Sure, that's not the same thing as pure zero-downtime but for many applications it's OK to put the entire thing into read-only mode for a few minutes at a well selected time of day.

While it's in read-only mode (so no writes are being accepted) you can spin up a brand new DB server, upgrade it, finish copying data across - do all kinds of big changes. Then you switch read-only mode back off again when you're finished.

I've even worked with a team used this trick to migrate between two data centers without visible end-user downtime.

A trick I've always wanted to try for smaller changes is the ability to "pause" traffic at a load balancer - effectively to have a 5 second period where each incoming HTTP request appears to take 5 seconds longer to return, but actually it's being held by the load balancer until some underlying upgrade has completed.

Depends how much you can get done in 5 seconds though!

1 comments

>The best trick I know of for zero-downtime upgrades is to have a read-only mode.

I've done something similar, although it wasn't about upgrading the database. We needed to not only migrate data between different DB instances, but also between completely different data models (as part of refactoring). We had several options, such as proper replication + schema migration in the target DB, or by making the app itself write to two models at the same time (which would require a multi-stage release). It all sounded overly complex to me and prone to error, due to a lot of asynchronous code/queues running in parallel. I should also mention that our DB is sharded per tenant (i.e. per an organization). What I came up with was much simpler: I wrote a simple script which simply marked a shard read-only (for this feature), transformed and copied data via a simple HTTP interface, then marked it read-write again, and proceeded to the next shard.

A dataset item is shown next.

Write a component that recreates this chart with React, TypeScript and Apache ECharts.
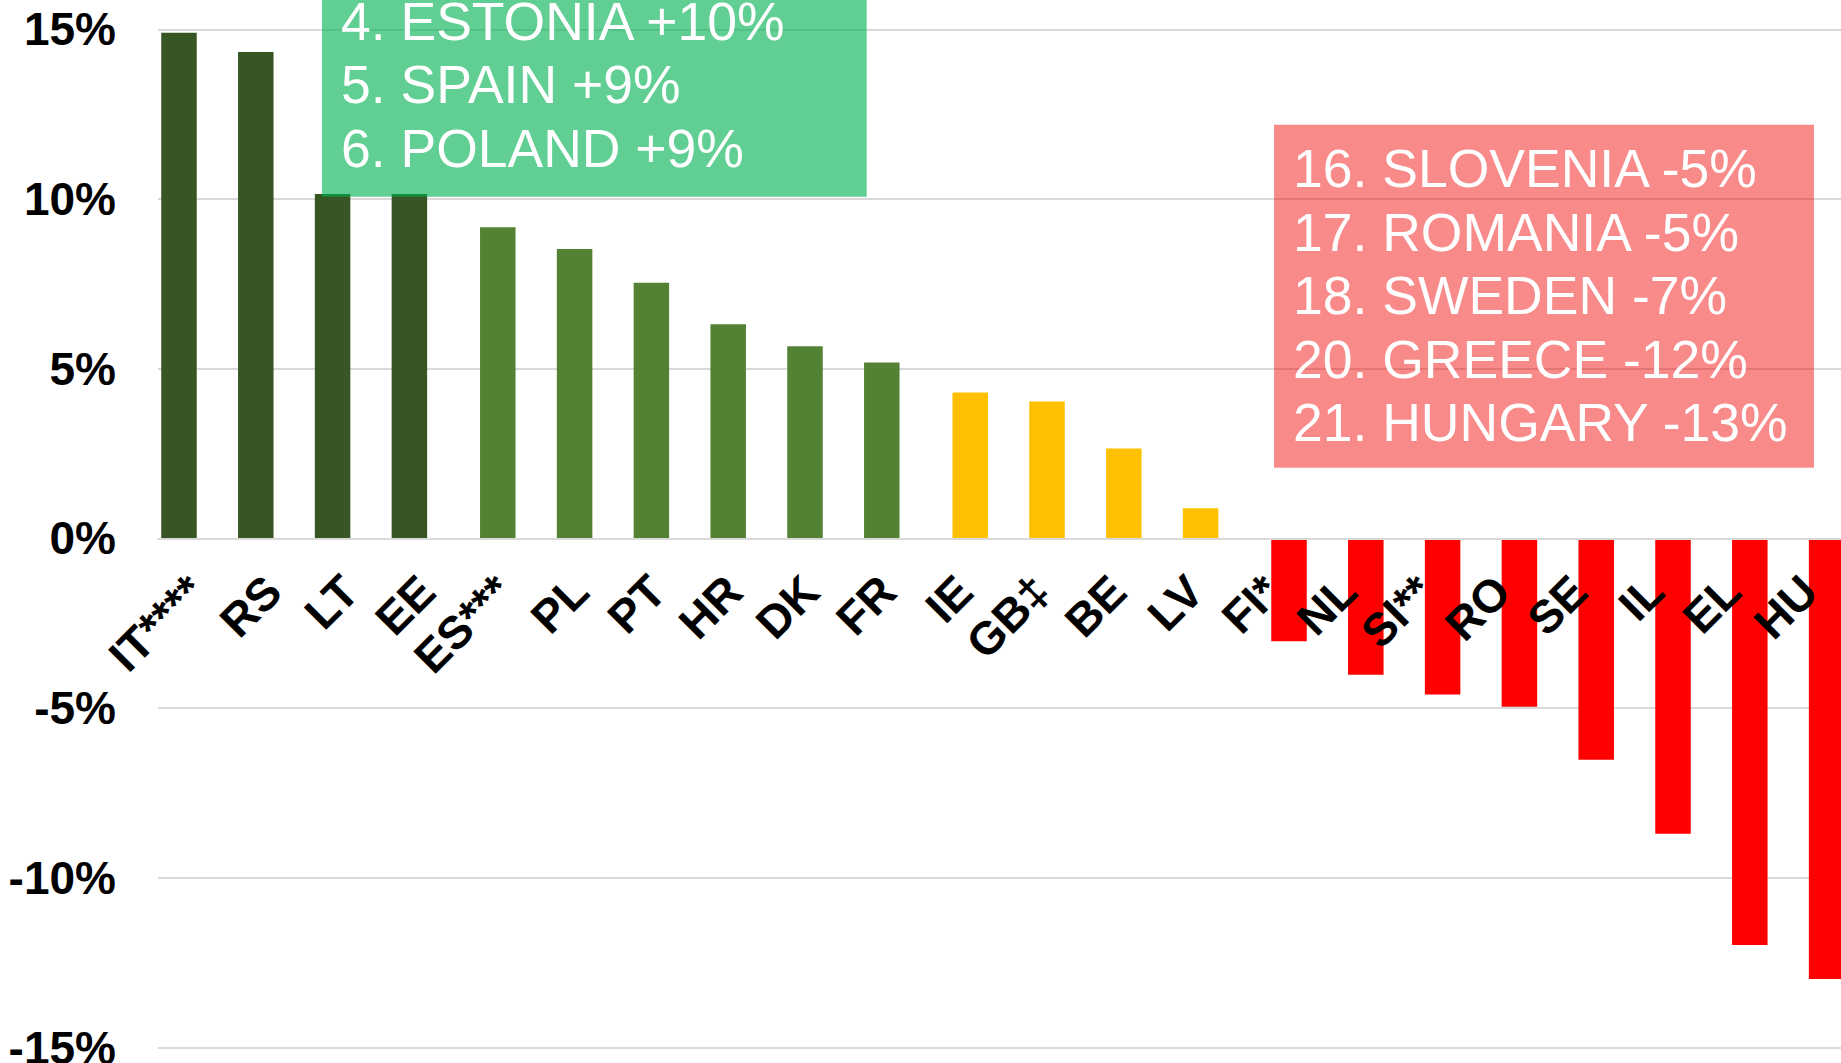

All other shards were read-write at a given moment. Since the migration window only affected a single shard at any given moment, no one noticed anything: for a tenant, it translated to 1-2 seconds of not being able to save. In case of problems it would also be easier to revert a few shards than the entire database.

I like this approach.

I'm picturing your migration script looping over shards. It flips it to read-only, migrates, then flips back to read-write.

How did the app handle having some shards in read-write mode pre-migration and other shards in read-write post-migration simultaneously.

Yes, it simply looped over shards, we already had a tool to do that.

The app handled it by proxying calls to the new implementation if the shard was marked as "post-migration", the API stayed the same. If it was "in migration", all write operations returned an error. If the state was "pre-migration", it worked as before.

I don't already remember the details but it was something about the event queue or the notification queue which made me prefer this approach over the others. When a shard was in migration, queue processing was also temporarily halted.

Knowing that a shard is completely "frozen" during migration made it much easier to reason about the whole process.